Chiral nanocomposite of sulfobutyl ether-β-cyclodextrin embedded in carbon nanofibers for enantioselective electrochemical discrimination of amlodipine, metoprolol and clenbuterol enantiomers

Abstract

A highly sensitive and selective electrochemical chiral sensor was developed based on the competitive supramolecular interaction of carbon nanofibers (CNFs) embedded sulfobutyl ether-β-cyclodextrin (SBE-β-CD) with optically active cationic drugs at glassy carbon electrode (GCE). The difference in intermolecular hydrogen bonding/stability constant/enantioselectivity coefficient and Gibbs free energy of anionic host SBE-β-CD with enantiomers of amlodipine (R-/S-AML), clenbuterol (R-/S-CBL) and metoprolol (R-/S-MET) as a guest paved the way for efficient discrimination. The proposed sensing platform (CNFs-SBE-β-CD/GCE) could recognize the aforementioned enantiomers based on the discernible difference of peak potential (S/R-AML (ΔEp = 135 mV), R/S-MET (ΔEp = 99 mV) and R/S-CBL (ΔEp = 111 mV).
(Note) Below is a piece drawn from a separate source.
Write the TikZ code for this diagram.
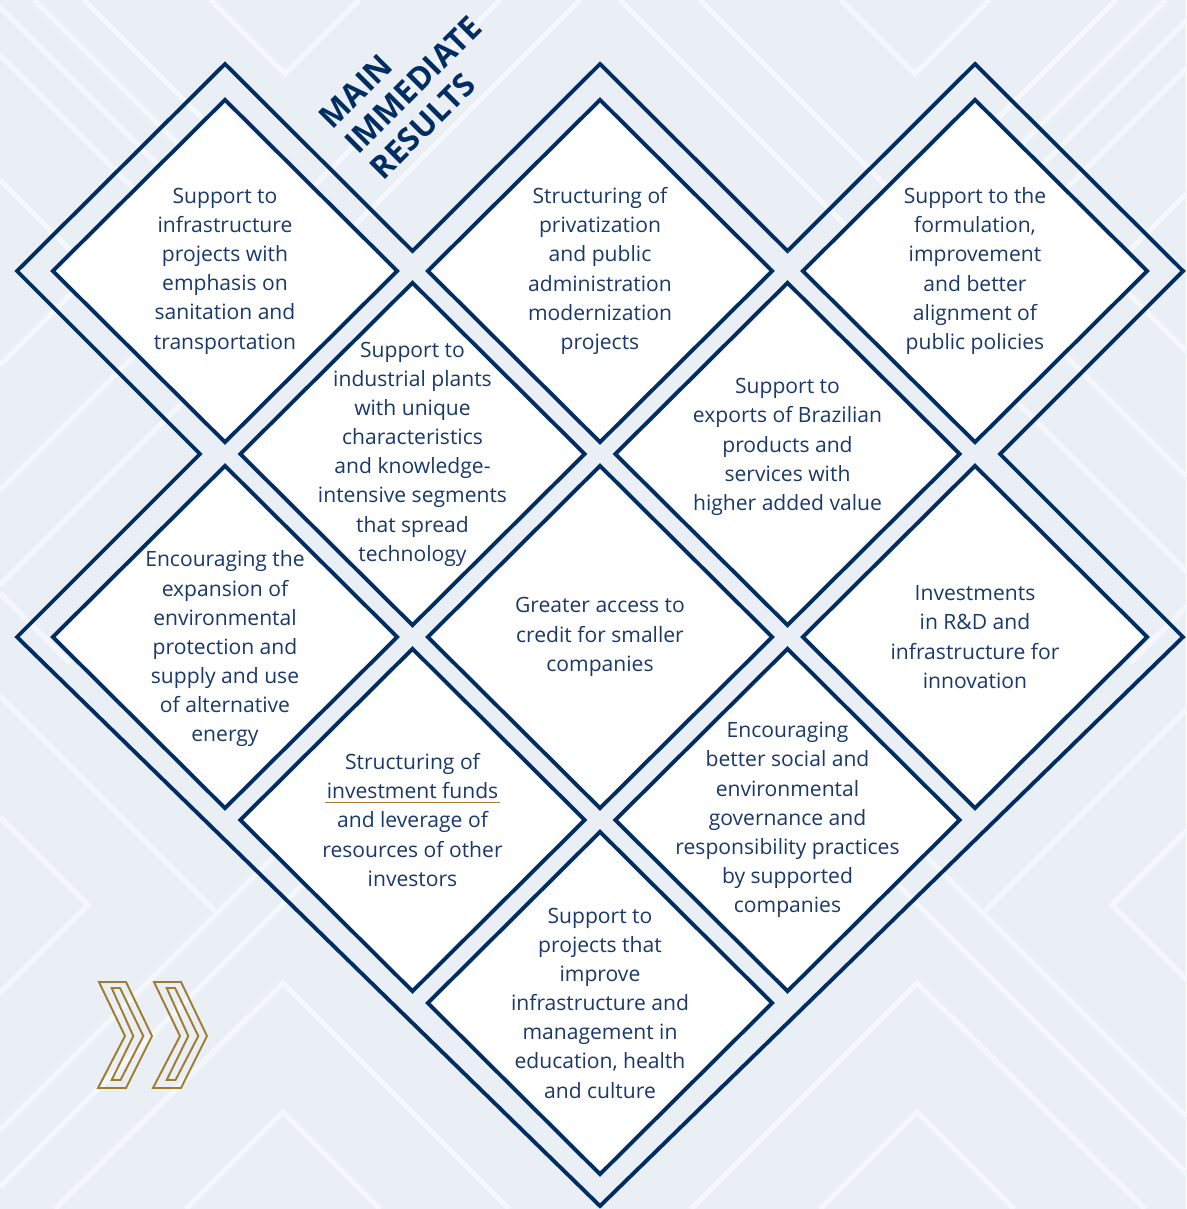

The binding mechanisms and thermodynamic study of the enantiospecific behavior have been investigated using the host-guest chemistry approach inside the nanocavity and results suggest that S-AML, R-MET, and R-CBL show stronger stability constants than their antipodes. Formation of the diastereomeric complex was taken as a measure of enantioselectivity and experimental results indicated that anionic SBE-β-CD is a better chiral ligand than neutral cyclodextrins. The fabricated sensor could be a useful low-cost electrochemical tool for molecular recognition of a variety of cationic species not only of drugs but also from other sources.